• Description of the task: Skip any picture you find and retype all the remaining lines exactly.

BEGIN Data section

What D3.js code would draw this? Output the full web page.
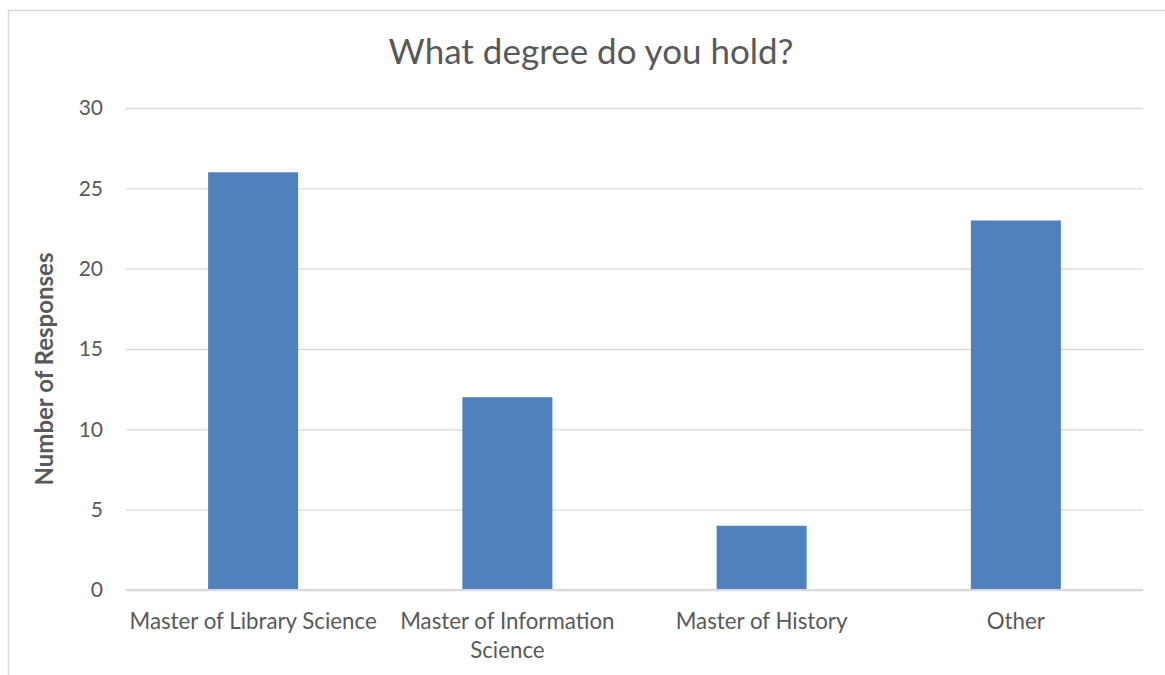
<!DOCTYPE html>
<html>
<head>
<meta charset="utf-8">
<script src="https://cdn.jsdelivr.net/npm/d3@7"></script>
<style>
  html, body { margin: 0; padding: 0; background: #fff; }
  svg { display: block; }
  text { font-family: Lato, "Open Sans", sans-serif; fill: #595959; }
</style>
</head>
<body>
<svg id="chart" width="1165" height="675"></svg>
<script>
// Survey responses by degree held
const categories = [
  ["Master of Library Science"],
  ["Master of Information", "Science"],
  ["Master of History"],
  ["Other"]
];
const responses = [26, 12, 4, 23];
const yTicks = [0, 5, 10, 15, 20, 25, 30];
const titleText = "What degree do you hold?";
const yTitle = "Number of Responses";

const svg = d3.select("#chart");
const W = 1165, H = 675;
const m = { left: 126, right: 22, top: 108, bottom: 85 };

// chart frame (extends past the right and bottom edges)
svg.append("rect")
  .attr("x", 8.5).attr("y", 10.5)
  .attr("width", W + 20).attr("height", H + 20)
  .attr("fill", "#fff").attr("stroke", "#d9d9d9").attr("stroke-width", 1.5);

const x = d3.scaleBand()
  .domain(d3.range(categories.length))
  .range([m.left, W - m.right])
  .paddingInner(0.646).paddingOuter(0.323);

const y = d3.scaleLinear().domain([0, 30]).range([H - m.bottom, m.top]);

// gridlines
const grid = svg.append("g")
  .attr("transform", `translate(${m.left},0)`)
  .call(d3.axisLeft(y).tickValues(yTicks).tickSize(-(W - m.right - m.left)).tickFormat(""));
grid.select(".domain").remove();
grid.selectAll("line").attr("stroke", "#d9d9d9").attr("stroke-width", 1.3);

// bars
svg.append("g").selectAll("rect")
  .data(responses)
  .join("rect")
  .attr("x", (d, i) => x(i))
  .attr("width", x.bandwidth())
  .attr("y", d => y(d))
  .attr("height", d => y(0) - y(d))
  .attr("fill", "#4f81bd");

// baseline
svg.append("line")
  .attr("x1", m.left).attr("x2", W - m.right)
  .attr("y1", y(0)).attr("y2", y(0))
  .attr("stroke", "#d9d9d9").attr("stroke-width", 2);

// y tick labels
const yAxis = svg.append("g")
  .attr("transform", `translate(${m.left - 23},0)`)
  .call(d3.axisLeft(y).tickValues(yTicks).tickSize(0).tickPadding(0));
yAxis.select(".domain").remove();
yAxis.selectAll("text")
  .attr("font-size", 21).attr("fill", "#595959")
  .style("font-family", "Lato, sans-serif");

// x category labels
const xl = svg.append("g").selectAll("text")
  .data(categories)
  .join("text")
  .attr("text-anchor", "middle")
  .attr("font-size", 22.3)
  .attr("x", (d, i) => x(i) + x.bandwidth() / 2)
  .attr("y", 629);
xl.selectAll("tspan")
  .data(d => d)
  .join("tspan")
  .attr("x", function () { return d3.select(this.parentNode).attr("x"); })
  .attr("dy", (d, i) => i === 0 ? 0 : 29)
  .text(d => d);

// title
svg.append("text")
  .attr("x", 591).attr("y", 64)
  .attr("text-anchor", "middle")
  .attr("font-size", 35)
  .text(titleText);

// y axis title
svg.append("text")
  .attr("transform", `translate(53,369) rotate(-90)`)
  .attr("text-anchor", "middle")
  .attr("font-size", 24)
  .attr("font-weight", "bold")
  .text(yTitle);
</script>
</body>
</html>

END Data section

• Written solution:
What D3.js code would draw this? Output the full web page.
<!DOCTYPE html>
<html>
<head>
<meta charset="utf-8">
<script src="https://cdn.jsdelivr.net/npm/d3@7"></script>
<style>
  html, body { margin: 0; padding: 0; background: #fff; }
  svg { display: block; }
  text { font-family: Lato, "Open Sans", sans-serif; fill: #595959; }
</style>
</head>
<body>
<svg id="chart" width="1165" height="675"></svg>
<script>
// Survey responses by degree held
const categories = [
  ["Master of Library Science"],
  ["Master of Information", "Science"],
  ["Master of History"],
  ["Other"]
];
const responses = [26, 12, 4, 23];
const yTicks = [0, 5, 10, 15, 20, 25, 30];
const titleText = "What degree do you hold?";
const yTitle = "Number of Responses";

const svg = d3.select("#chart");
const W = 1165, H = 675;
const m = { left: 126, right: 22, top: 108, bottom: 85 };

// chart frame (extends past the right and bottom edges)
svg.append("rect")
  .attr("x", 8.5).attr("y", 10.5)
  .attr("width", W + 20).attr("height", H + 20)
  .attr("fill", "#fff").attr("stroke", "#d9d9d9").attr("stroke-width", 1.5);

const x = d3.scaleBand()
  .domain(d3.range(categories.length))
  .range([m.left, W - m.right])
  .paddingInner(0.646).paddingOuter(0.323);

const y = d3.scaleLinear().domain([0, 30]).range([H - m.bottom, m.top]);

// gridlines
const grid = svg.append("g")
  .attr("transform", `translate(${m.left},0)`)
  .call(d3.axisLeft(y).tickValues(yTicks).tickSize(-(W - m.right - m.left)).tickFormat(""));
grid.select(".domain").remove();
grid.selectAll("line").attr("stroke", "#d9d9d9").attr("stroke-width", 1.3);

// bars
svg.append("g").selectAll("rect")
  .data(responses)
  .join("rect")
  .attr("x", (d, i) => x(i))
  .attr("width", x.bandwidth())
  .attr("y", d => y(d))
  .attr("height", d => y(0) - y(d))
  .attr("fill", "#4f81bd");

// baseline
svg.append("line")
  .attr("x1", m.left).attr("x2", W - m.right)
  .attr("y1", y(0)).attr("y2", y(0))
  .attr("stroke", "#d9d9d9").attr("stroke-width", 2);

// y tick labels
const yAxis = svg.append("g")
  .attr("transform", `translate(${m.left - 23},0)`)
  .call(d3.axisLeft(y).tickValues(yTicks).tickSize(0).tickPadding(0));
yAxis.select(".domain").remove();
yAxis.selectAll("text")
  .attr("font-size", 21).attr("fill", "#595959")
  .style("font-family", "Lato, sans-serif");

// x category labels
const xl = svg.append("g").selectAll("text")
  .data(categories)
  .join("text")
  .attr("text-anchor", "middle")
  .attr("font-size", 22.3)
  .attr("x", (d, i) => x(i) + x.bandwidth() / 2)
  .attr("y", 629);
xl.selectAll("tspan")
  .data(d => d)
  .join("tspan")
  .attr("x", function () { return d3.select(this.parentNode).attr("x"); })
  .attr("dy", (d, i) => i === 0 ? 0 : 29)
  .text(d => d);

// title
svg.append("text")
  .attr("x", 591).attr("y", 64)
  .attr("text-anchor", "middle")
  .attr("font-size", 35)
  .text(titleText);

// y axis title
svg.append("text")
  .attr("transform", `translate(53,369) rotate(-90)`)
  .attr("text-anchor", "middle")
  .attr("font-size", 24)
  .attr("font-weight", "bold")
  .text(yTitle);
</script>
</body>
</html>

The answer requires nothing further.